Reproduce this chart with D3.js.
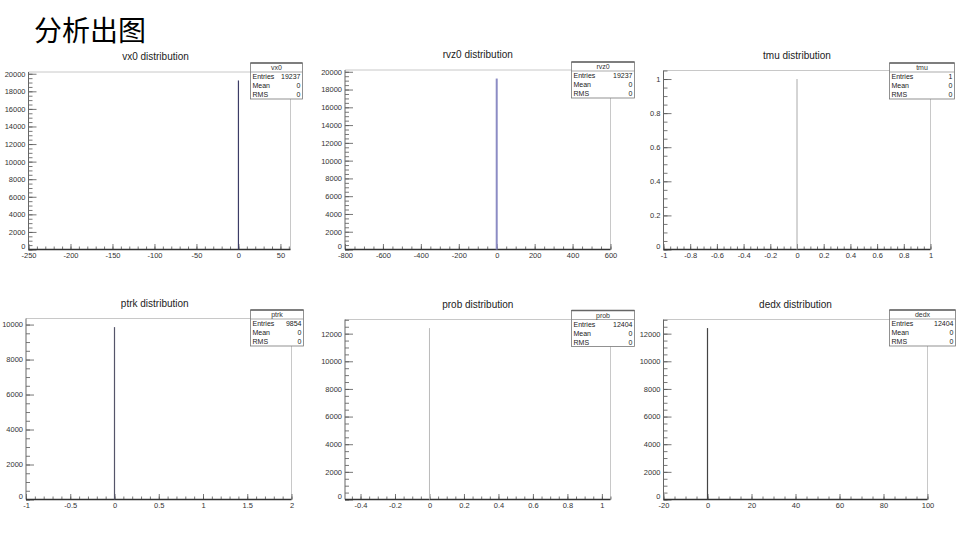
<!DOCTYPE html>
<html>
<head>
<meta charset="utf-8">
<script src="https://cdn.jsdelivr.net/npm/d3@7"></script>
<style>
  body { margin: 0; background: #fff; }
  svg text { font-family: "Liberation Sans", Arial, sans-serif; }
</style>
</head>
<body>
<div id="my_dataviz"></div>
<script>
// histogram data (one filled bin per plot, everything else is empty)
var names = ["vx0", "rvz0", "tmu", "ptrk", "prob", "dedx"];
var xDomains = [[-250, 62], [-800, 600], [-1, 1], [-1, 2], [-0.49, 1.05], [-20, 100]];
var xMajor = [50, 200, 0.2, 0.5, 0.2, 20];
var xMinorDiv = [5, 4, 4, 5, 4, 4];
var yMajor = [2000, 2000, 0.2, 2000, 2000, 2000];
var yMinorDiv = [4, 4, 4, 4, 4, 4];
var peakX = [0, 0, 0, 0, 0, 0];
var peakCount = [19237, 19237, 1, 9854, 12404, 12404];
var entries = [19237, 19237, 1, 9854, 12404, 12404];
var means = [0, 0, 0, 0, 0, 0];
var rmsValues = [0, 0, 0, 0, 0, 0];

var W = 960, H = 540;

// frame of each pad, and stat box position
var frames = [
    {l: 28.5, r: 290.5, t: 72, b: 249.5},
    {l: 345, r: 610.5, t: 70, b: 249.5},
    {l: 663.5, r: 930.5, t: 70.5, b: 249.5},
    {l: 26, r: 291.5, t: 318.5, b: 499.5},
    {l: 345, r: 610.5, t: 319.5, b: 499.5},
    {l: 663.5, r: 927.5, t: 319.5, b: 499.5}
];
var boxes = [
    {x: 250.5, y: 63, w: 52},
    {x: 571.5, y: 62, w: 63},
    {x: 889.5, y: 63, w: 65},
    {x: 250.5, y: 310, w: 53},
    {x: 571.5, y: 310.5, w: 63},
    {x: 889.5, y: 310, w: 66}
];
var lineColors = ["#3c3c66", "#8c8cc4", "#aaaaaa", "#55556a", "#bbbbbb", "#444444"];
var spikeWidths = [1.2, 2, 1, 1.2, 1, 1.2];

var svg = d3.select("#my_dataviz")
    .append("svg")
    .attr("width", W)
    .attr("height", H);

svg.append("text")
    .attr("x", 34)
    .attr("y", 41)
    .style("font-family", "'Noto Sans CJK SC', sans-serif")
    .style("font-size", "28px")
    .style("fill", "#000")
    .text("分析出图");

function fmt(v) {
    return String(Math.round(v * 10000) / 10000);
}

function multiples(d0, d1, step) {
    var out = [];
    var k0 = Math.ceil(d0 / step - 1e-9), k1 = Math.floor(d1 / step + 1e-9);
    for (var k = k0; k <= k1; k++) out.push(k * step);
    return out;
}

names.forEach(function (name, i) {
    var f = frames[i];
    var g = svg.append("g");
    var ymax = peakCount[i] * 1.05;

    var x = d3.scaleLinear().domain(xDomains[i]).range([f.l, f.r]);
    var y = d3.scaleLinear().domain([0, ymax]).range([f.b, f.t]);

    // light frame (top/right)
    g.append("path")
        .attr("d", "M" + f.l + "," + f.t + "H" + f.r + "V" + f.b)
        .style("fill", "none")
        .style("stroke", "#c8c8c8")
        .style("stroke-width", 1);

    // title
    g.append("text")
        .attr("x", (f.l + f.r) / 2 + (i % 3 == 0 ? -4 : 0))
        .attr("y", f.t - 12)
        .attr("text-anchor", "middle")
        .style("font-size", "10px")
        .style("fill", "#222")
        .text(name + " distribution");

    // Y axis
    var yMaj = multiples(0, ymax, yMajor[i]);
    var yMin = multiples(0, ymax, yMajor[i] / yMinorDiv[i]);
    var yAx = g.append("g")
        .attr("transform", "translate(" + f.l + ",0)")
        .call(d3.axisLeft(y).tickValues(yMaj).tickSize(-8).tickPadding(3).tickFormat(fmt));
    // the zero label sits a little higher, above the corner x label
    yAx.selectAll(".tick text").filter(function (d) { return d === 0; })
        .attr("dy", "-0.15em");
    g.append("g")
        .attr("transform", "translate(" + f.l + ",0)")
        .call(d3.axisLeft(y).tickValues(yMin).tickSize(-4).tickFormat(""));

    // X axis
    var xMaj = multiples(xDomains[i][0], xDomains[i][1], xMajor[i]);
    var xMin = multiples(xDomains[i][0], xDomains[i][1], xMajor[i] / xMinorDiv[i]);
    g.append("g")
        .attr("transform", "translate(0," + f.b + ")")
        .call(d3.axisBottom(x).tickValues(xMaj).tickSize(-5.5).tickPadding(3.5).tickFormat(fmt));
    g.append("g")
        .attr("transform", "translate(0," + f.b + ")")
        .call(d3.axisBottom(x).tickValues(xMin).tickSize(-3).tickFormat(""));

    g.selectAll(".domain").remove();
    g.selectAll(".tick line").style("stroke", "#555").style("stroke-width", 0.8);
    g.selectAll(".tick text")
        .style("font-size", "7.5px")
        .style("font-family", "'Liberation Sans', Arial, sans-serif")
        .style("fill", "#333");

    // axis lines
    g.append("line")
        .attr("x1", f.l).attr("x2", f.l)
        .attr("y1", f.t).attr("y2", f.b)
        .style("stroke", "#666").style("stroke-width", 1);
    g.append("line")
        .attr("x1", f.l).attr("x2", f.r)
        .attr("y1", f.b).attr("y2", f.b)
        .style("stroke", "#333").style("stroke-width", 1.3);

    // the filled bin
    g.append("line")
        .attr("x1", x(peakX[i])).attr("x2", x(peakX[i]))
        .attr("y1", y(0)).attr("y2", y(peakCount[i]))
        .style("stroke", lineColors[i])
        .style("stroke-width", spikeWidths[i]);

    // stats box
    var b = boxes[i], bh = 36, rh = bh / 4;
    var sb = g.append("g");
    sb.append("rect")
        .attr("x", b.x).attr("y", b.y)
        .attr("width", b.w).attr("height", bh)
        .style("fill", "#fff")
        .style("stroke", "#777")
        .style("stroke-width", 0.8);
    sb.append("line")
        .attr("x1", b.x).attr("x2", b.x + b.w)
        .attr("y1", b.y).attr("y2", b.y)
        .style("stroke", "#666").style("stroke-width", 1.4);
    sb.append("line")
        .attr("x1", b.x).attr("x2", b.x + b.w)
        .attr("y1", b.y + rh).attr("y2", b.y + rh)
        .style("stroke", "#888").style("stroke-width", 0.7);
    sb.append("text")
        .attr("x", b.x + b.w / 2).attr("y", b.y + rh - 2)
        .attr("text-anchor", "middle")
        .style("font-size", "7px").style("fill", "#333")
        .text(name);
    var rows = [["Entries", entries[i]], ["Mean", means[i]], ["RMS", rmsValues[i]]];
    rows.forEach(function (r, k) {
        var ty = b.y + rh * (k + 2) - 2;
        sb.append("text")
            .attr("x", b.x + 2).attr("y", ty)
            .style("font-size", "7px").style("fill", "#222")
            .text(r[0]);
        sb.append("text")
            .attr("x", b.x + b.w - 2).attr("y", ty)
            .attr("text-anchor", "end")
            .style("font-size", "7px").style("fill", "#222")
            .text(r[1]);
    });
});
</script>
</body>
</html>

-=-=-

PROMPT: Reproduce each line word for word and drop the pictures.

EXERCISE RESULT:
Reproduce this chart with D3.js.
<!DOCTYPE html>
<html>
<head>
<meta charset="utf-8">
<script src="https://cdn.jsdelivr.net/npm/d3@7"></script>
<style>
  body { margin: 0; background: #fff; }
  svg text { font-family: "Liberation Sans", Arial, sans-serif; }
</style>
</head>
<body>
<div id="my_dataviz"></div>
<script>
// histogram data (one filled bin per plot, everything else is empty)
var names = ["vx0", "rvz0", "tmu", "ptrk", "prob", "dedx"];
var xDomains = [[-250, 62], [-800, 600], [-1, 1], [-1, 2], [-0.49, 1.05], [-20, 100]];
var xMajor = [50, 200, 0.2, 0.5, 0.2, 20];
var xMinorDiv = [5, 4, 4, 5, 4, 4];
var yMajor = [2000, 2000, 0.2, 2000, 2000, 2000];
var yMinorDiv = [4, 4, 4, 4, 4, 4];
var peakX = [0, 0, 0, 0, 0, 0];
var peakCount = [19237, 19237, 1, 9854, 12404, 12404];
var entries = [19237, 19237, 1, 9854, 12404, 12404];
var means = [0, 0, 0, 0, 0, 0];
var rmsValues = [0, 0, 0, 0, 0, 0];

var W = 960, H = 540;

// frame of each pad, and stat box position
var frames = [
    {l: 28.5, r: 290.5, t: 72, b: 249.5},
    {l: 345, r: 610.5, t: 70, b: 249.5},
    {l: 663.5, r: 930.5, t: 70.5, b: 249.5},
    {l: 26, r: 291.5, t: 318.5, b: 499.5},
    {l: 345, r: 610.5, t: 319.5, b: 499.5},
    {l: 663.5, r: 927.5, t: 319.5, b: 499.5}
];
var boxes = [
    {x: 250.5, y: 63, w: 52},
    {x: 571.5, y: 62, w: 63},
    {x: 889.5, y: 63, w: 65},
    {x: 250.5, y: 310, w: 53},
    {x: 571.5, y: 310.5, w: 63},
    {x: 889.5, y: 310, w: 66}
];
var lineColors = ["#3c3c66", "#8c8cc4", "#aaaaaa", "#55556a", "#bbbbbb", "#444444"];
var spikeWidths = [1.2, 2, 1, 1.2, 1, 1.2];

var svg = d3.select("#my_dataviz")
    .append("svg")
    .attr("width", W)
    .attr("height", H);

svg.append("text")
    .attr("x", 34)
    .attr("y", 41)
    .style("font-family", "'Noto Sans CJK SC', sans-serif")
    .style("font-size", "28px")
    .style("fill", "#000")
    .text("分析出图");

function fmt(v) {
    return String(Math.round(v * 10000) / 10000);
}

function multiples(d0, d1, step) {
    var out = [];
    var k0 = Math.ceil(d0 / step - 1e-9), k1 = Math.floor(d1 / step + 1e-9);
    for (var k = k0; k <= k1; k++) out.push(k * step);
    return out;
}

names.forEach(function (name, i) {
    var f = frames[i];
    var g = svg.append("g");
    var ymax = peakCount[i] * 1.05;

    var x = d3.scaleLinear().domain(xDomains[i]).range([f.l, f.r]);
    var y = d3.scaleLinear().domain([0, ymax]).range([f.b, f.t]);

    // light frame (top/right)
    g.append("path")
        .attr("d", "M" + f.l + "," + f.t + "H" + f.r + "V" + f.b)
        .style("fill", "none")
        .style("stroke", "#c8c8c8")
        .style("stroke-width", 1);

    // title
    g.append("text")
        .attr("x", (f.l + f.r) / 2 + (i % 3 == 0 ? -4 : 0))
        .attr("y", f.t - 12)
        .attr("text-anchor", "middle")
        .style("font-size", "10px")
        .style("fill", "#222")
        .text(name + " distribution");

    // Y axis
    var yMaj = multiples(0, ymax, yMajor[i]);
    var yMin = multiples(0, ymax, yMajor[i] / yMinorDiv[i]);
    var yAx = g.append("g")
        .attr("transform", "translate(" + f.l + ",0)")
        .call(d3.axisLeft(y).tickValues(yMaj).tickSize(-8).tickPadding(3).tickFormat(fmt));
    // the zero label sits a little higher, above the corner x label
    yAx.selectAll(".tick text").filter(function (d) { return d === 0; })
        .attr("dy", "-0.15em");
    g.append("g")
        .attr("transform", "translate(" + f.l + ",0)")
        .call(d3.axisLeft(y).tickValues(yMin).tickSize(-4).tickFormat(""));

    // X axis
    var xMaj = multiples(xDomains[i][0], xDomains[i][1], xMajor[i]);
    var xMin = multiples(xDomains[i][0], xDomains[i][1], xMajor[i] / xMinorDiv[i]);
    g.append("g")
        .attr("transform", "translate(0," + f.b + ")")
        .call(d3.axisBottom(x).tickValues(xMaj).tickSize(-5.5).tickPadding(3.5).tickFormat(fmt));
    g.append("g")
        .attr("transform", "translate(0," + f.b + ")")
        .call(d3.axisBottom(x).tickValues(xMin).tickSize(-3).tickFormat(""));

    g.selectAll(".domain").remove();
    g.selectAll(".tick line").style("stroke", "#555").style("stroke-width", 0.8);
    g.selectAll(".tick text")
        .style("font-size", "7.5px")
        .style("font-family", "'Liberation Sans', Arial, sans-serif")
        .style("fill", "#333");

    // axis lines
    g.append("line")
        .attr("x1", f.l).attr("x2", f.l)
        .attr("y1", f.t).attr("y2", f.b)
        .style("stroke", "#666").style("stroke-width", 1);
    g.append("line")
        .attr("x1", f.l).attr("x2", f.r)
        .attr("y1", f.b).attr("y2", f.b)
        .style("stroke", "#333").style("stroke-width", 1.3);

    // the filled bin
    g.append("line")
        .attr("x1", x(peakX[i])).attr("x2", x(peakX[i]))
        .attr("y1", y(0)).attr("y2", y(peakCount[i]))
        .style("stroke", lineColors[i])
        .style("stroke-width", spikeWidths[i]);

    // stats box
    var b = boxes[i], bh = 36, rh = bh / 4;
    var sb = g.append("g");
    sb.append("rect")
        .attr("x", b.x).attr("y", b.y)
        .attr("width", b.w).attr("height", bh)
        .style("fill", "#fff")
        .style("stroke", "#777")
        .style("stroke-width", 0.8);
    sb.append("line")
        .attr("x1", b.x).attr("x2", b.x + b.w)
        .attr("y1", b.y).attr("y2", b.y)
        .style("stroke", "#666").style("stroke-width", 1.4);
    sb.append("line")
        .attr("x1", b.x).attr("x2", b.x + b.w)
        .attr("y1", b.y + rh).attr("y2", b.y + rh)
        .style("stroke", "#888").style("stroke-width", 0.7);
    sb.append("text")
        .attr("x", b.x + b.w / 2).attr("y", b.y + rh - 2)
        .attr("text-anchor", "middle")
        .style("font-size", "7px").style("fill", "#333")
        .text(name);
    var rows = [["Entries", entries[i]], ["Mean", means[i]], ["RMS", rmsValues[i]]];
    rows.forEach(function (r, k) {
        var ty = b.y + rh * (k + 2) - 2;
        sb.append("text")
            .attr("x", b.x + 2).attr("y", ty)
            .style("font-size", "7px").style("fill", "#222")
            .text(r[0]);
        sb.append("text")
            .attr("x", b.x + b.w - 2).attr("y", ty)
            .attr("text-anchor", "end")
            .style("font-size", "7px").style("fill", "#222")
            .text(r[1]);
    });
});
</script>
</body>
</html>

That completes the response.